Il Cavaliere ha preferito dissipare i sospetti sul suo impegno per il No, incontrando ieri Matteo Salvini e Giorgia Meloni. Ma nel post-referendum, a dispetto del suo esito, Berlusconi, Salvini e Meloni
continuano a restare distanti: sull'opportunità di andare subito alle urne (come caldeggiano gli ultimi due) ma anche su una possibile fuga in avanti della Lega, che potrebbe incidere anche
in FI.
È invece sulle ultime settimane di campagna che si è concentrato il vertice. Un vertice organizzato quasi in segreto, al quale è seguito un lungo comunicato in cui i tre leader definiscono il referendum
un «test politico» per il premier Matteo Renzi, annunciano la volontà di lanciare una fase costituente basata sull'assioma del presidenzialismo e si impegnano ad una campagna coordinata sul
territorio. Campagna che - sulla scia dell'iniziativa dello scorso luglio di Meloni - potrebbe vedere in prima fila sindaci e amministratori locali proprio per non focalizzare la battaglia tra Si e No su uno scontro generazionale. Di certo, il blitz prima televisivo e poi capitolino dell'ex Cavaliere serve per fare chiarezza anche sulla sua posizione per il No. Una posizione su cui Lega e Fdi nutrivano non pochi dubbi tanto da considerare il vertice di ieri in un certo senso dovuto e anche tardivo.
Ma è anche al giorno successivo al voto che l'ex premier guarda in chiave centrodestra, tentando di
dilazionare qualsiasi Opa leghista e di prendere le misure da un eventuale strappo di Salvini. Strappo che potrebbe trascinar con sé più di un azzurro filo-leghista. E non è un caso che, poco prima del vertice, il leader leghista metta via radio i suoi paletti sulla leadership: «i dati dicono che la Lega è il primo movimento del centrodestra, quindi il Segretario della Lega sarebbe in questo momento il candidato del centrodestra, Berlusconi ne prenda atto», è il suo aut-aut.

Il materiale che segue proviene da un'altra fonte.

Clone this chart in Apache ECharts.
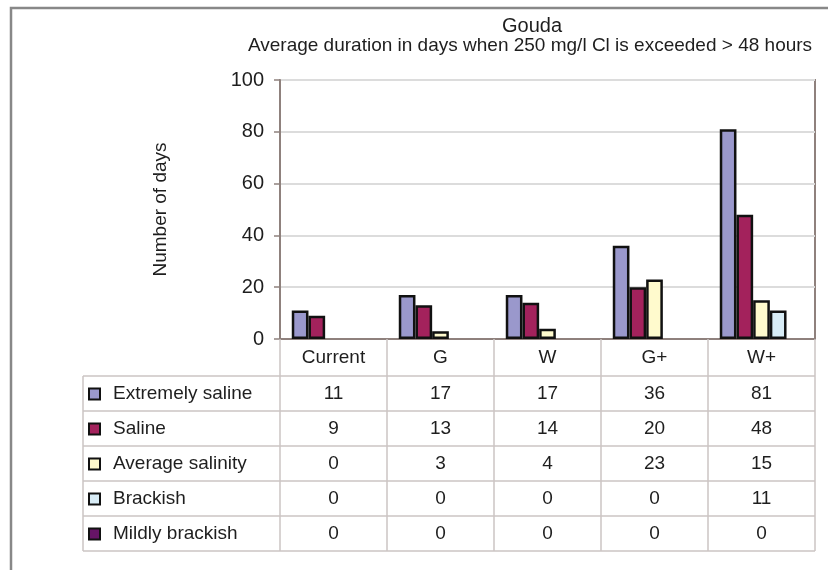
<!DOCTYPE html>
<html>
<head>
<meta charset="utf-8">
<script src="https://cdn.jsdelivr.net/npm/echarts@6/dist/echarts.min.js"></script>
<style>
html, body { margin: 0; padding: 0; background: #fff; }
#main { width: 828px; height: 570px; }
</style>
</head>
<body>
<div id="main"></div>
<script>
// data
var categories = ['Current', 'G', 'W', 'G+', 'W+'];
var extremelySaline = [11, 17, 17, 36, 81];
var saline = [9, 13, 14, 20, 48];
var averageSalinity = [0, 3, 4, 23, 15];
var brackish = [0, 0, 0, 0, 11];
var mildlyBrackish = [0, 0, 0, 0, 0];
var yTicks = [0, 20, 40, 60, 80, 100];

var seriesNames = ['Extremely saline', 'Saline', 'Average salinity', 'Brackish', 'Mildly brackish'];
var seriesValues = [extremelySaline, saline, averageSalinity, brackish, mildlyBrackish];
var seriesColors = ['#9a98cc', '#a3225c', '#fffacd', '#d8ecf6', '#661466'];

var FONT = '"Liberation Sans", Arial, sans-serif';
var TEXT = '#1e1e1e';
var AXIS = '#8f817d';
var TABLE_LINE = '#cbc5c3';

// table layout (pixels)
var tableLeft = 83;
var gridLeft = 280;
var gridRight = 13;
var gridTop = 80;
var gridBottom = 231;
var headerBottom = 376;
var rowH = 35;

var myChart = echarts.init(document.getElementById('main'));

var series = seriesNames.map(function (name, i) {
  return {
    name: name,
    type: 'bar',
    barGap: '0%',
    barCategoryGap: '22%',
    itemStyle: { color: seriesColors[i], borderColor: '#111', borderWidth: 2.5 },
    // zero-height bars are not drawn in the picture
    data: seriesValues[i].map(function (v) { return v === 0 ? '-' : v; })
  };
});

myChart.setOption({
  animation: false,
  textStyle: { fontFamily: FONT },
  title: [
    { text: 'Gouda', left: 527, top: 11, textAlign: 'center',
      textStyle: { fontSize: 20, fontWeight: 'normal', color: TEXT, fontFamily: FONT } },
    { text: 'Average duration in days when 250 mg/l Cl is exceeded > 48 hours', left: 525, top: 31, textAlign: 'center',
      textStyle: { fontSize: 19, fontWeight: 'normal', color: TEXT, fontFamily: FONT } }
  ],
  legend: {
    orient: 'vertical',
    left: 88,
    top: 384,
    padding: 0,
    icon: 'rect',
    itemWidth: 11,
    itemHeight: 11,
    itemGap: 15,
    selectedMode: false,
    textStyle: { fontSize: 19, lineHeight: 20, color: TEXT, fontFamily: FONT, padding: [0, 0, 0, 8] },
    data: seriesNames
  },
  grid: {
    left: gridLeft, right: gridRight, top: gridTop, bottom: gridBottom,
    show: true, borderColor: AXIS, borderWidth: 2, containLabel: false
  },
  xAxis: {
    type: 'category',
    data: categories,
    axisLine: { lineStyle: { color: AXIS, width: 2 } },
    axisTick: { show: true, length: headerBottom + rowH * 5 - (570 - gridBottom), lineStyle: { color: TABLE_LINE, width: 1.5 } },
    axisLabel: { fontSize: 19, color: TEXT, margin: 9, fontFamily: FONT }
  },
  yAxis: {
    type: 'value',
    min: yTicks[0],
    max: yTicks[yTicks.length - 1],
    interval: yTicks[1] - yTicks[0],
    name: 'Number of days',
    nameLocation: 'middle',
    nameGap: 110,
    nameTextStyle: { fontSize: 19, color: TEXT, fontFamily: FONT },
    axisLine: { show: true, lineStyle: { color: AXIS, width: 2 } },
    axisTick: { show: true, length: 6, lineStyle: { color: AXIS, width: 1.5 } },
    axisLabel: { fontSize: 20, color: TEXT, margin: 16, fontFamily: FONT },
    splitLine: { lineStyle: { color: '#dcdcdc', width: 2 } }
  },
  series: series
});

// data table under the plot, aligned on the category axis
var rightX = 828 - gridRight;
var graphics = [];
graphics.push({
  type: 'polyline', silent: true,
  shape: { points: [[11, 570], [11, 8], [828, 8]] },
  style: { stroke: '#888', lineWidth: 2.5, fill: null }
});
for (var r = 0; r <= seriesNames.length; r++) {
  var y = headerBottom + r * rowH;
  graphics.push({
    type: 'line', silent: true,
    shape: { x1: tableLeft, y1: y, x2: rightX, y2: y },
    style: { stroke: TABLE_LINE, lineWidth: 1.5 }
  });
}
graphics.push({
  type: 'line', silent: true,
  shape: { x1: tableLeft, y1: headerBottom, x2: tableLeft, y2: headerBottom + rowH * seriesNames.length },
  style: { stroke: TABLE_LINE, lineWidth: 1.5 }
});
seriesValues.forEach(function (vals, i) {
  vals.forEach(function (v, j) {
    var x = myChart.convertToPixel({ xAxisIndex: 0 }, j);
    graphics.push({
      type: 'text', silent: true,
      x: x, y: headerBottom + i * rowH + rowH / 2,
      style: { text: String(v), fill: TEXT, fontSize: 19, fontFamily: FONT, align: 'center', verticalAlign: 'middle' }
    });
  });
});
myChart.setOption({ graphic: graphics });
</script>
</body>
</html>
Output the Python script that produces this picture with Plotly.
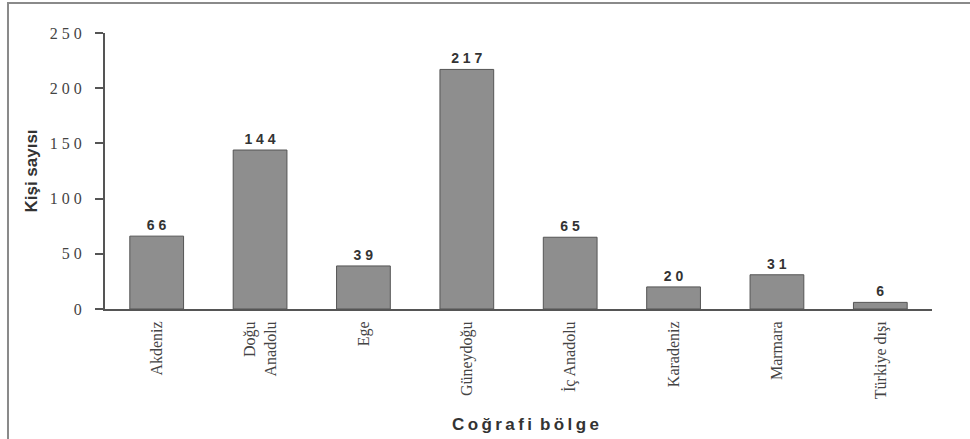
import plotly.graph_objects as go

regions = ["Akdeniz", "Doğu<br>Anadolu", "Ege", "Güneydoğu", "İç Anadolu",
           "Karadeniz", "Marmara", "Türkiye dışı"]
people = [66, 144, 39, 217, 65, 20, 31, 6]
y_ticks = [0, 50, 100, 150, 200, 250]

def spaced(v):
    return " ".join(str(v))

fig = go.Figure(
    data=[go.Bar(
        x=regions, y=people,
        marker=dict(color="#8e8e8e", line=dict(color="#555555", width=1)),
        text=[spaced(v) for v in people],
        textposition="outside",
        cliponaxis=False,
        textfont=dict(family="Liberation Sans", size=14, color="#333333", weight="bold"),
    )]
)

fig.update_layout(
    width=970, height=439,
    margin=dict(l=105, r=38, t=33, b=130, autoexpand=False),
    paper_bgcolor="white", plot_bgcolor="white",
    bargap=0.48,
    showlegend=False,
    shapes=[dict(type="rect", xref="paper", yref="paper",
                 x0=-0.1173, x1=1.2, y0=-0.7, y1=1.1087,
                 line=dict(color="#8a8a8a", width=2), layer="below")],
    annotations=[
        dict(text="C\u2009o\u2009ğ\u2009r\u2009a\u2009f\u2009i\u2009 b\u2009ö\u2009l\u2009g\u2009e",
             xref="paper", yref="paper",
             x=0.509, y=-0.42, showarrow=False, xanchor="center", yanchor="middle",
             font=dict(family="Liberation Sans", size=17, color="#333333", weight="bold")),
        dict(text="Kişi sayısı", xref="paper", yref="paper",
             x=-0.09, y=0.5, showarrow=False, textangle=-90,
             xanchor="center", yanchor="middle",
             font=dict(family="Liberation Sans", size=17, color="#333333", weight="bold")),
    ],
)

fig.update_xaxes(
    tickangle=-90,
    tickfont=dict(family="Liberation Serif", size=16, color="#444444"),
    showline=True, linecolor="#555555", linewidth=2,
    ticks="", ticklabelstandoff=4,
)
fig.update_yaxes(
    range=[0, 250],
    tickvals=y_ticks,
    ticktext=[spaced(t) for t in y_ticks],
    tickfont=dict(family="Liberation Serif", size=16, color="#444444"),
    showline=True, linecolor="#555555", linewidth=2,
    ticks="outside", ticklen=8, tickcolor="#555555", tickwidth=2,
    ticklabelstandoff=10,
    showgrid=False, zeroline=False,
)

fig.write_html("out.html", config={"displayModeBar": False},
               post_script="document.body.style.margin='0';")
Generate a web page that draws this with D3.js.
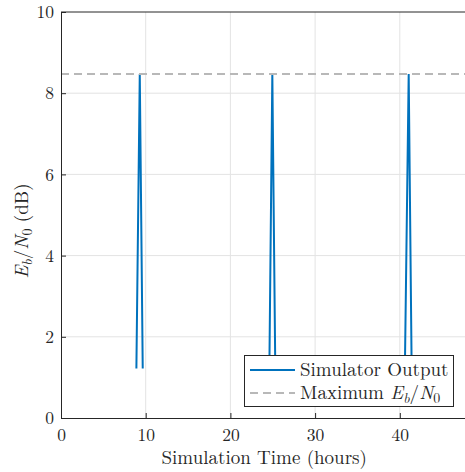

Il vertice di ieri ha infine la sua eco anche nel centrodestra più moderato. Adombrando, almeno temporaneamente, la parabola di uno Stefano Parisi ben poco gradito alla Lega e suscitando la netta reazione dei moderati per il Sì: « Berlusconi non abdichi agli anti-euro e agli anti-Nato», sottolinea di
Enrico Zanetti. Anche perché una campagna per il No - sebbene non in primissima fila - di Berlusconi avrà una qualche incidenza sul voto: «vale il 4%» spiegava ieri, a Montecitorio, Renato Brunetta a Pier Luigi Bersani.